You should take action as soon as you identify a potential problem before it can escalate.
Start by trying to identify the underlying cause. For example, you might have briefed the advisor badly, or you and the advisor may have different expectations of how the relationship should work. Ask the advisor if there is anything giving them difficulties - lack of co-operation from employees, or pressure from other clients to give their business priority over yours.
If possible, you should reach a clear agreement on how to remedy the problem. If you can't do this yourselves, the advisor may belong to a professional body that offers a dispute resolution process.
If serious problems cannot be resolved, you may have no choice but to bring the relationship to an end.
End your relationship with an advisor
Successful project completion might bring a natural end to your relationship with an advisor. But it's also a good opportunity to review your business objectives and consider what advice you might now need. An advisor who has already worked with you and understands your business can be a valuable asset.
At the same time, you should not simply rely on the same advisor regardless of how your circumstances have changed. It's worth thinking again about what you are looking for and whether your existing advisor is the best choice. See the page in this guide on how to decide what you need from an advisor.

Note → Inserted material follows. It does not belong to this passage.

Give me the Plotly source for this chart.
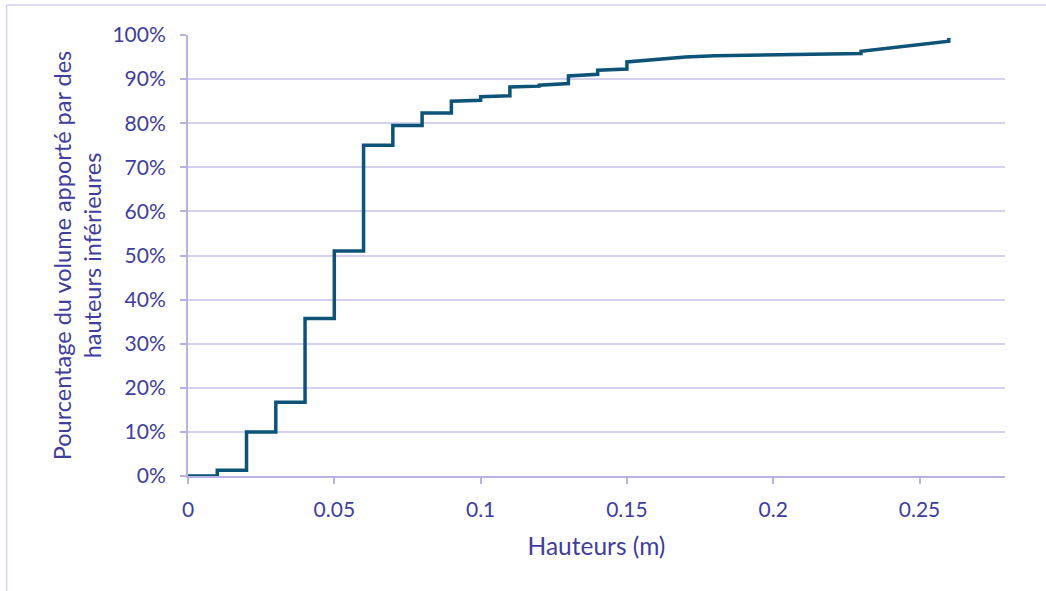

If you are using an advisor on a continuing basis, you should still have some form of targets and assessment process to help you monitor how well the relationship is working. For example, you might be able to set broad performance benchmarks for your business, and regularly review progress towards them.
As your business grows, you may find that you want to recruit or train employees to replace an advisor. For example, you might want to increase the level of in-house IT expertise as your systems become increasingly complex, or to recruit a personnel manager as the number of employees increases.
Or you may find that you need to terminate a relationship if things aren't working as they should.
In any case, your original agreement should specify how the relationship can be brought to an end. See the page in this guide on how to draw up an agreement with your advisor.